▸ **TASK DIRECTIONS**:
Gather every line below where "this" appears.

▸ **Dataset entries**:
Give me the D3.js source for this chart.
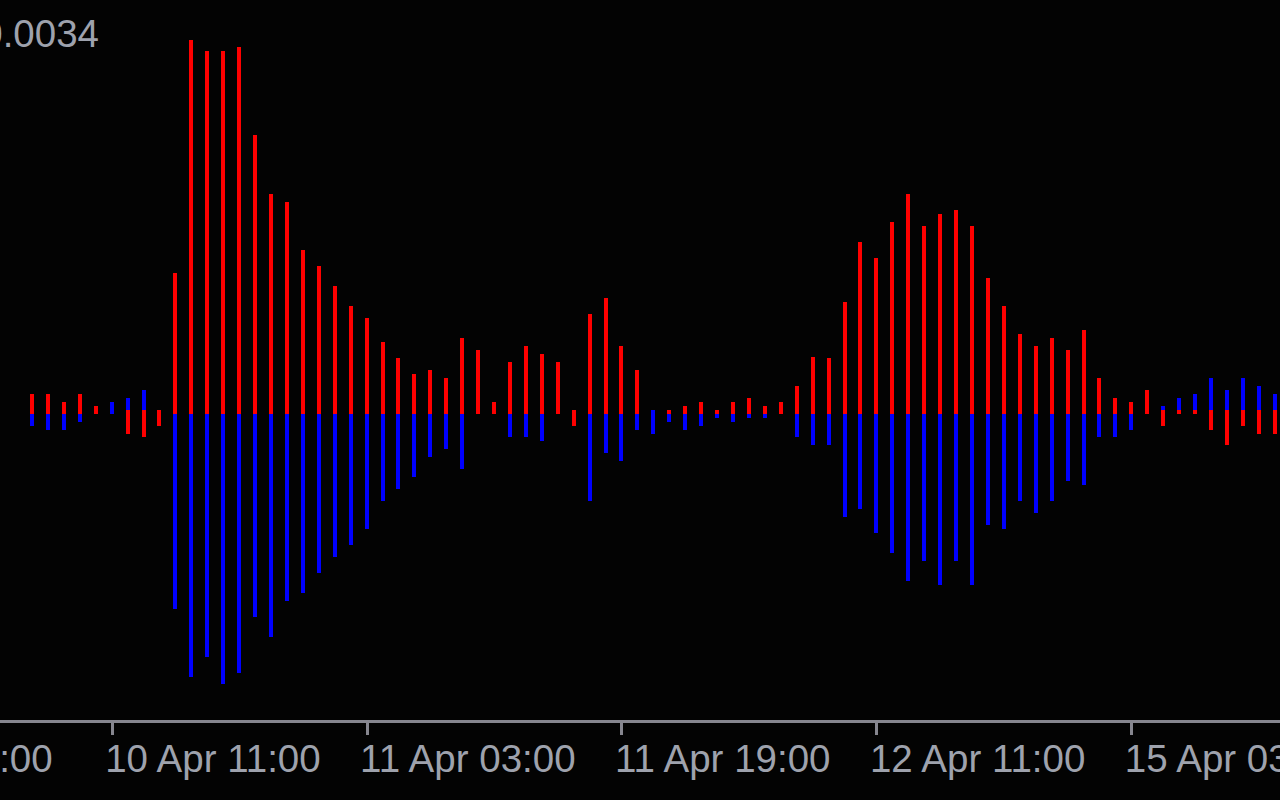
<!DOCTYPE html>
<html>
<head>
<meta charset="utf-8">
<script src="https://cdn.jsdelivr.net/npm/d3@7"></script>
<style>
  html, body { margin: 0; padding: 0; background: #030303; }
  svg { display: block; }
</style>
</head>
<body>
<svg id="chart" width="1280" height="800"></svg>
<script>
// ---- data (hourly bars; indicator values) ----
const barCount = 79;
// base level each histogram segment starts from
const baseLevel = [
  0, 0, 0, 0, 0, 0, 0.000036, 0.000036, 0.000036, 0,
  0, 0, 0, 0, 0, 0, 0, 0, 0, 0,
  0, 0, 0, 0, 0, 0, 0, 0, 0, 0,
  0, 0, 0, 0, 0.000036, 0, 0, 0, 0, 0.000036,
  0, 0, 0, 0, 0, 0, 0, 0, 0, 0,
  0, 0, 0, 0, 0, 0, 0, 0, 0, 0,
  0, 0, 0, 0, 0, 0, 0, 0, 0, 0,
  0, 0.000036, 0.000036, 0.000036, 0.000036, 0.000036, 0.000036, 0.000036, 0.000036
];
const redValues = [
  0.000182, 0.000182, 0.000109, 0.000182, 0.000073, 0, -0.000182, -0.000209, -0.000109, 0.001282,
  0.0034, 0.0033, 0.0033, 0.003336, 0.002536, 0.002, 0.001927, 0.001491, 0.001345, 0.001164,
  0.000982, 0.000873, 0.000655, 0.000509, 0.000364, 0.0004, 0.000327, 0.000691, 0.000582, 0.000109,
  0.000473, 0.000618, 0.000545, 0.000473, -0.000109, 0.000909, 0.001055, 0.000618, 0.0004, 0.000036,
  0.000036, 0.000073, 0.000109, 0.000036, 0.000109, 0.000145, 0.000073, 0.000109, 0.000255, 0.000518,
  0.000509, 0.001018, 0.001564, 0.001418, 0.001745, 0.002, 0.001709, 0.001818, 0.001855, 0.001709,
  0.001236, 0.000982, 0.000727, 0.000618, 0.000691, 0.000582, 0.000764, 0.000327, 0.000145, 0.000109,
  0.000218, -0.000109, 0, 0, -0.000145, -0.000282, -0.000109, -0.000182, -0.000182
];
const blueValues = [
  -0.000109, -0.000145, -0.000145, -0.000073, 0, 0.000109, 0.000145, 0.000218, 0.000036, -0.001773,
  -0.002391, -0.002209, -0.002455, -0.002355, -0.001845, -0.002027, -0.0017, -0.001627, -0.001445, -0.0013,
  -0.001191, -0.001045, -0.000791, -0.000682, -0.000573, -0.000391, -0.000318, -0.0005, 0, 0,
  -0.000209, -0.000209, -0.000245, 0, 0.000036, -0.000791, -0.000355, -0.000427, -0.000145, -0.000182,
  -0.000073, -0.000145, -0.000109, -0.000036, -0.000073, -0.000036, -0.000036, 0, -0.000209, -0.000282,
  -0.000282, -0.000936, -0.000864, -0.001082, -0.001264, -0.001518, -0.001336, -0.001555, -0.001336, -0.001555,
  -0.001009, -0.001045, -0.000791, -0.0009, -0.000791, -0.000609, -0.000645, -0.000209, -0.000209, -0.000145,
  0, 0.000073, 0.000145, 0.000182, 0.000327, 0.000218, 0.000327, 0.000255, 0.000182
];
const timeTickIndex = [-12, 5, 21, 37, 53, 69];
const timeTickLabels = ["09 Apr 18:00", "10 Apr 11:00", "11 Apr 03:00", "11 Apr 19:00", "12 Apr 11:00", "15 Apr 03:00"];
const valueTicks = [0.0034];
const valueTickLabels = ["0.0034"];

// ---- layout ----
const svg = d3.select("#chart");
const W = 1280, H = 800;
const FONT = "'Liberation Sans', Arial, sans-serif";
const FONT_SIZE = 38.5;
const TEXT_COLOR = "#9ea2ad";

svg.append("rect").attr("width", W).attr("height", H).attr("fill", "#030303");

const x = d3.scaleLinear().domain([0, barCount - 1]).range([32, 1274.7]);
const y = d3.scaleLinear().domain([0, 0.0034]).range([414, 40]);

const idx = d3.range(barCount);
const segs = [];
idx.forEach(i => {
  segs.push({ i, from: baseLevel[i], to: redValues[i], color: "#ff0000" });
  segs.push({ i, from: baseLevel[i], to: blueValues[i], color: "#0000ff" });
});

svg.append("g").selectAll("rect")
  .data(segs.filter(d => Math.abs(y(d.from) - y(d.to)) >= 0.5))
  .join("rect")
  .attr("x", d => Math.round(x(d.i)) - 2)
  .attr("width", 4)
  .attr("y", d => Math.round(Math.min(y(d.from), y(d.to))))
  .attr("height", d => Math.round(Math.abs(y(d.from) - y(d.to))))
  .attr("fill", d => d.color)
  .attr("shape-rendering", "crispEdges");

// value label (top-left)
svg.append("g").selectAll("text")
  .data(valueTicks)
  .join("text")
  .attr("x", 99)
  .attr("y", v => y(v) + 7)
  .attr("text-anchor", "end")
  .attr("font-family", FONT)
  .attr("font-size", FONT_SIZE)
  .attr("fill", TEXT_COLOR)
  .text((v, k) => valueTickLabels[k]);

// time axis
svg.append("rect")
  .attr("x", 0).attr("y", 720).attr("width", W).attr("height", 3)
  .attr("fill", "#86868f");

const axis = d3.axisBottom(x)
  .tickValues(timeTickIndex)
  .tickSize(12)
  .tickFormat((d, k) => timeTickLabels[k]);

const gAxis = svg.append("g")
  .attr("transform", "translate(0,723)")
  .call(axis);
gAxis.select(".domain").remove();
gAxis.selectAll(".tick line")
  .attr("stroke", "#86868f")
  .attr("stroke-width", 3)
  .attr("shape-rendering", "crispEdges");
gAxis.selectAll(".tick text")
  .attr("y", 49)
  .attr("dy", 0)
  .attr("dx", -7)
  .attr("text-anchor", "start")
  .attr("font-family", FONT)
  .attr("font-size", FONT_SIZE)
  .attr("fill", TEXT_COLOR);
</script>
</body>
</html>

...

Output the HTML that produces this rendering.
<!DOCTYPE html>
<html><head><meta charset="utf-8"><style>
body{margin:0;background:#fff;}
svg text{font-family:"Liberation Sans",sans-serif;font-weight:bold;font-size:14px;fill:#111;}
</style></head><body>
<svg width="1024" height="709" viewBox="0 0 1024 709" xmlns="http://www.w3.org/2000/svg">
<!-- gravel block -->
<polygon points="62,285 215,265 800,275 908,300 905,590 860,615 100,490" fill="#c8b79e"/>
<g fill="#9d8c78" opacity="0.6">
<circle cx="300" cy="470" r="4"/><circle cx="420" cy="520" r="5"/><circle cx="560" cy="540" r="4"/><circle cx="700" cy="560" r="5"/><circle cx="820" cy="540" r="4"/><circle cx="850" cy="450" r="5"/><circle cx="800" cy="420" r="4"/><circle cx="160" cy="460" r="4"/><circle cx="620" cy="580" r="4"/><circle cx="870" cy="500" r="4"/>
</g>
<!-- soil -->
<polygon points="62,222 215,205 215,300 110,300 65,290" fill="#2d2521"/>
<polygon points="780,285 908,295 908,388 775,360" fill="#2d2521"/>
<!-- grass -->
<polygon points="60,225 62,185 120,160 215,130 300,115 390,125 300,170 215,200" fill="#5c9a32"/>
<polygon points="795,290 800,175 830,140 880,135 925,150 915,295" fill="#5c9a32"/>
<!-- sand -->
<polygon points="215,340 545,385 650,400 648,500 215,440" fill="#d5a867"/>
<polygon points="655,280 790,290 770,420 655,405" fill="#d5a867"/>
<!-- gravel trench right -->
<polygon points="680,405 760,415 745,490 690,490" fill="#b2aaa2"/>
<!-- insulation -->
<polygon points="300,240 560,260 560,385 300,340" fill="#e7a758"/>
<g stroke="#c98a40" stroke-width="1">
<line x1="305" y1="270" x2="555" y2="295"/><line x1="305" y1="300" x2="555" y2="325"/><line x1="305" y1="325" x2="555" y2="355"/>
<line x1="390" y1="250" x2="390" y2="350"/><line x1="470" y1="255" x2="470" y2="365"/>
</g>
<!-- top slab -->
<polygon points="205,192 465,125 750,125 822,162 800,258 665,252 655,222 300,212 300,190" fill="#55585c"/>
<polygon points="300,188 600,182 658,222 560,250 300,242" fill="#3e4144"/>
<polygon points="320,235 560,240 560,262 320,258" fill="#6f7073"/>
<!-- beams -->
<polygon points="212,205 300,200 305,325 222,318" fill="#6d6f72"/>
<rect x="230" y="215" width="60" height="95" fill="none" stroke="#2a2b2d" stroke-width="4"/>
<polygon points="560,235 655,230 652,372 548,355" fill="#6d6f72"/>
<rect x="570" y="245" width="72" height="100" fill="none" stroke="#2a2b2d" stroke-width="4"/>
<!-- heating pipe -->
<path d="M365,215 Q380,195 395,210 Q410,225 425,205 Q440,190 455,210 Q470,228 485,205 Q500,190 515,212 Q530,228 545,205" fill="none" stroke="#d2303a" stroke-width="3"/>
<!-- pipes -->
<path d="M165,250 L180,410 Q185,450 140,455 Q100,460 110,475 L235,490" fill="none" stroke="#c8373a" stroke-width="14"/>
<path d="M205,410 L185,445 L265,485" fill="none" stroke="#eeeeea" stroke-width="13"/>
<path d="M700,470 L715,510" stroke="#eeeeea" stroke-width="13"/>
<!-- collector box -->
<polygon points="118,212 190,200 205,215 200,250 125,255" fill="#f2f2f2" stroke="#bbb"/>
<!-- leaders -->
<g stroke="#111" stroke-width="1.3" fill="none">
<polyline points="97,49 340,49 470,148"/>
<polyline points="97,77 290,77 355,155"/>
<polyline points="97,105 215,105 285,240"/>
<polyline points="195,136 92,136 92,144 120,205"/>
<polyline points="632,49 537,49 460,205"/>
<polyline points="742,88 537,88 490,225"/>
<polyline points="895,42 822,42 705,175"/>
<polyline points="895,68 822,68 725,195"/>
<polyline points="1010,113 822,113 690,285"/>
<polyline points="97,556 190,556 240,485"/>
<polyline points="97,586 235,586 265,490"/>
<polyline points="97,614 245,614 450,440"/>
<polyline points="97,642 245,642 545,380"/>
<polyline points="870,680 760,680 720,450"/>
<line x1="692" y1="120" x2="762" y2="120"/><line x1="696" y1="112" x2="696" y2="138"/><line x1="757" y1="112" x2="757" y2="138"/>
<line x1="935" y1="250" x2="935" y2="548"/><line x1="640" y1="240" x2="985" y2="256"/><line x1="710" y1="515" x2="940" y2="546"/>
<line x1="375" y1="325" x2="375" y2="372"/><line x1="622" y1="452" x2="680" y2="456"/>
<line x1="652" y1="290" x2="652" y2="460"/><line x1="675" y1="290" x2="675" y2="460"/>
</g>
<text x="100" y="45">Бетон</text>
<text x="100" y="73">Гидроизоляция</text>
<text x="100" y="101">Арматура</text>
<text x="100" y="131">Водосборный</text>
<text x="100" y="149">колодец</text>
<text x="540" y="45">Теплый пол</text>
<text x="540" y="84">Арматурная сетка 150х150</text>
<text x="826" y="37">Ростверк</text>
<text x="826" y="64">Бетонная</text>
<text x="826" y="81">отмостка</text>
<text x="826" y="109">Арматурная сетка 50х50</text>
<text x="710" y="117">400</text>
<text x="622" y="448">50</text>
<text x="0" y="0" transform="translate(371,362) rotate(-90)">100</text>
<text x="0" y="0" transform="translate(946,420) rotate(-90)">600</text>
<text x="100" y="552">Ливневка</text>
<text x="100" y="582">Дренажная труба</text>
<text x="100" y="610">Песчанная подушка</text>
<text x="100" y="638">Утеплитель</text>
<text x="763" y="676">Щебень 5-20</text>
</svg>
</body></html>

▸ **ANSWER TO THE PROBLEM**:
Give me the D3.js source for this chart.
Output the HTML that produces this rendering.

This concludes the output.